• **PROBLEM REQUIREMENTS**
Transcribe the listing in full, excluding any pictures.

• **SOURCE EXCERPT**
* BEGIN *

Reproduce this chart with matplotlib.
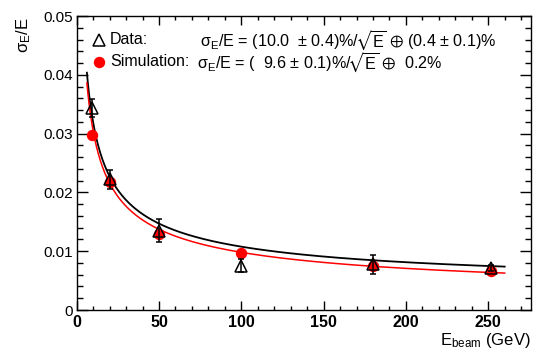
import matplotlib
matplotlib.use('Agg')
import matplotlib.pyplot as plt
import numpy as np
from matplotlib.ticker import MultipleLocator, FixedLocator

plt.rcParams['font.family'] = ['Liberation Sans', 'DejaVu Sans']
plt.rcParams['mathtext.fontset'] = 'custom'
plt.rcParams['mathtext.rm'] = 'Liberation Sans'
plt.rcParams['mathtext.it'] = 'Liberation Sans:italic'
plt.rcParams['mathtext.sf'] = 'Liberation Sans'
plt.rcParams['mathtext.bf'] = 'Liberation Sans:bold'
plt.rcParams['mathtext.fallback'] = 'stixsans'

# ---- data ----
energy_data = [9, 20, 50, 100, 180, 252]
res_data = [0.0343, 0.0222, 0.0135, 0.0075, 0.0078, 0.0071]
err_data = [0.0015, 0.0016, 0.0020, 0.0011, 0.0016, 0.0005]

energy_sim = [9, 20, 50, 100, 180, 252]
res_sim = [0.0298, 0.0218, 0.0130, 0.0097, 0.0075, 0.0067]

# fit parameters (percent): stochastic, constant
fit_data = [10.0, 0.4]
fit_sim = [9.6, 0.2]
fit_range = [6.2, 260]

xticks = [0, 50, 100, 150, 200, 250]
yticks = [0, 0.01, 0.02, 0.03, 0.04, 0.05]
ytick_labels = ['0', '0.01', '0.02', '0.03', '0.04', '0.05']

W, H = 533, 349
fig = plt.figure(figsize=(W / 100, H / 100), dpi=100)
ax = fig.add_axes([76.7 / W, 1 - 310 / H, (531 - 76.7) / W, (310 - 16) / H])

E = np.linspace(fit_range[0], fit_range[1], 400)
def reso(E, p):
    return np.sqrt((p[0] / 100) ** 2 / E + (p[1] / 100) ** 2)

ax.plot(E, reso(E, fit_data), color='black', lw=1.3, zorder=2)
ax.plot(E, reso(E, fit_sim), color='red', lw=1.1, zorder=2)

ax.plot(energy_sim, res_sim, 'o', color='red', ms=7.2, mec='red', zorder=3)
ax.errorbar(energy_data, res_data, yerr=err_data, fmt='^', ms=8,
            mfc='none', mec='black', mew=1.1, ecolor='black', elinewidth=1.1,
            capsize=2.2, capthick=1.1, zorder=4)

ax.set_xlim(0, 276)
ax.set_ylim(0, 0.05)
ax.xaxis.set_major_locator(FixedLocator(xticks))
ax.xaxis.set_minor_locator(MultipleLocator(10))
ax.yaxis.set_major_locator(FixedLocator(yticks))
ax.yaxis.set_minor_locator(MultipleLocator(0.002))
ax.set_yticklabels(ytick_labels)
ax.set_xticklabels([str(t) for t in xticks])

ax.tick_params(which='both', direction='in', top=True, right=True, width=1.0)
ax.xaxis.set_tick_params(which='major', length=6.5, pad=3.5)
ax.xaxis.set_tick_params(which='minor', length=3.1)
ax.yaxis.set_tick_params(which='major', length=7.7, pad=3)
ax.yaxis.set_tick_params(which='minor', length=4.3)
for lab in ax.get_xticklabels():
    lab.set_fontweight('bold')
    lab.set_fontsize(11.5)
for lab in ax.get_yticklabels():
    lab.set_fontsize(11)
for s in ax.spines.values():
    s.set_linewidth(1.0)

# axis titles
fig.text(531 / W, 1 - 345 / H, r'E$_{\rm beam}$ (GeV)', ha='right', va='baseline', fontsize=12)
fig.text(24 / W, 1 - 17 / H, r'σ$_{\rm E}$/E', ha='center', va='top', rotation=90, fontsize=12)

# legend / annotations
def px(x, y):
    return (x - 76.7) / (531 - 76.7), (310 - y) / (310 - 16)

ax.plot(*px(99, 40), '^', ms=8, mfc='none', mec='black', mew=1.1, transform=ax.transAxes, clip_on=False)
ax.plot(*px(99, 62), 'o', ms=7.2, color='red', transform=ax.transAxes, clip_on=False)
ax.text(*px(110, 40), 'Data:', transform=ax.transAxes, va='center', ha='left', fontsize=11.5)
ax.text(*px(110, 62), 'Simulation:', transform=ax.transAxes, va='center', ha='left', fontsize=11.5)
f1 = r'σ$_{\rm E}$/E = (10.0  ± 0.4)%/$\!\sqrt{\rm E}$ $\oplus$ (0.4 ± 0.1)%'
f2 = r'σ$_{\rm E}$/E = (  9.6 ± 0.1)%/$\!\sqrt{\rm E}$ $\oplus$  0.2%'
ax.text(*px(200, 41), f1, transform=ax.transAxes, va='center', ha='left', fontsize=11.6)
ax.text(*px(197, 63), f2, transform=ax.transAxes, va='center', ha='left', fontsize=11.6)

fig.savefig('out.png', dpi=100)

* END *

• **SOLUTION**
Reproduce this chart with matplotlib.
import matplotlib
matplotlib.use('Agg')
import matplotlib.pyplot as plt
import numpy as np
from matplotlib.ticker import MultipleLocator, FixedLocator

plt.rcParams['font.family'] = ['Liberation Sans', 'DejaVu Sans']
plt.rcParams['mathtext.fontset'] = 'custom'
plt.rcParams['mathtext.rm'] = 'Liberation Sans'
plt.rcParams['mathtext.it'] = 'Liberation Sans:italic'
plt.rcParams['mathtext.sf'] = 'Liberation Sans'
plt.rcParams['mathtext.bf'] = 'Liberation Sans:bold'
plt.rcParams['mathtext.fallback'] = 'stixsans'

# ---- data ----
energy_data = [9, 20, 50, 100, 180, 252]
res_data = [0.0343, 0.0222, 0.0135, 0.0075, 0.0078, 0.0071]
err_data = [0.0015, 0.0016, 0.0020, 0.0011, 0.0016, 0.0005]

energy_sim = [9, 20, 50, 100, 180, 252]
res_sim = [0.0298, 0.0218, 0.0130, 0.0097, 0.0075, 0.0067]

# fit parameters (percent): stochastic, constant
fit_data = [10.0, 0.4]
fit_sim = [9.6, 0.2]
fit_range = [6.2, 260]

xticks = [0, 50, 100, 150, 200, 250]
yticks = [0, 0.01, 0.02, 0.03, 0.04, 0.05]
ytick_labels = ['0', '0.01', '0.02', '0.03', '0.04', '0.05']

W, H = 533, 349
fig = plt.figure(figsize=(W / 100, H / 100), dpi=100)
ax = fig.add_axes([76.7 / W, 1 - 310 / H, (531 - 76.7) / W, (310 - 16) / H])

E = np.linspace(fit_range[0], fit_range[1], 400)
def reso(E, p):
    return np.sqrt((p[0] / 100) ** 2 / E + (p[1] / 100) ** 2)

ax.plot(E, reso(E, fit_data), color='black', lw=1.3, zorder=2)
ax.plot(E, reso(E, fit_sim), color='red', lw=1.1, zorder=2)

ax.plot(energy_sim, res_sim, 'o', color='red', ms=7.2, mec='red', zorder=3)
ax.errorbar(energy_data, res_data, yerr=err_data, fmt='^', ms=8,
            mfc='none', mec='black', mew=1.1, ecolor='black', elinewidth=1.1,
            capsize=2.2, capthick=1.1, zorder=4)

ax.set_xlim(0, 276)
ax.set_ylim(0, 0.05)
ax.xaxis.set_major_locator(FixedLocator(xticks))
ax.xaxis.set_minor_locator(MultipleLocator(10))
ax.yaxis.set_major_locator(FixedLocator(yticks))
ax.yaxis.set_minor_locator(MultipleLocator(0.002))
ax.set_yticklabels(ytick_labels)
ax.set_xticklabels([str(t) for t in xticks])

ax.tick_params(which='both', direction='in', top=True, right=True, width=1.0)
ax.xaxis.set_tick_params(which='major', length=6.5, pad=3.5)
ax.xaxis.set_tick_params(which='minor', length=3.1)
ax.yaxis.set_tick_params(which='major', length=7.7, pad=3)
ax.yaxis.set_tick_params(which='minor', length=4.3)
for lab in ax.get_xticklabels():
    lab.set_fontweight('bold')
    lab.set_fontsize(11.5)
for lab in ax.get_yticklabels():
    lab.set_fontsize(11)
for s in ax.spines.values():
    s.set_linewidth(1.0)

# axis titles
fig.text(531 / W, 1 - 345 / H, r'E$_{\rm beam}$ (GeV)', ha='right', va='baseline', fontsize=12)
fig.text(24 / W, 1 - 17 / H, r'σ$_{\rm E}$/E', ha='center', va='top', rotation=90, fontsize=12)

# legend / annotations
def px(x, y):
    return (x - 76.7) / (531 - 76.7), (310 - y) / (310 - 16)

ax.plot(*px(99, 40), '^', ms=8, mfc='none', mec='black', mew=1.1, transform=ax.transAxes, clip_on=False)
ax.plot(*px(99, 62), 'o', ms=7.2, color='red', transform=ax.transAxes, clip_on=False)
ax.text(*px(110, 40), 'Data:', transform=ax.transAxes, va='center', ha='left', fontsize=11.5)
ax.text(*px(110, 62), 'Simulation:', transform=ax.transAxes, va='center', ha='left', fontsize=11.5)
f1 = r'σ$_{\rm E}$/E = (10.0  ± 0.4)%/$\!\sqrt{\rm E}$ $\oplus$ (0.4 ± 0.1)%'
f2 = r'σ$_{\rm E}$/E = (  9.6 ± 0.1)%/$\!\sqrt{\rm E}$ $\oplus$  0.2%'
ax.text(*px(200, 41), f1, transform=ax.transAxes, va='center', ha='left', fontsize=11.6)
ax.text(*px(197, 63), f2, transform=ax.transAxes, va='center', ha='left', fontsize=11.6)

fig.savefig('out.png', dpi=100)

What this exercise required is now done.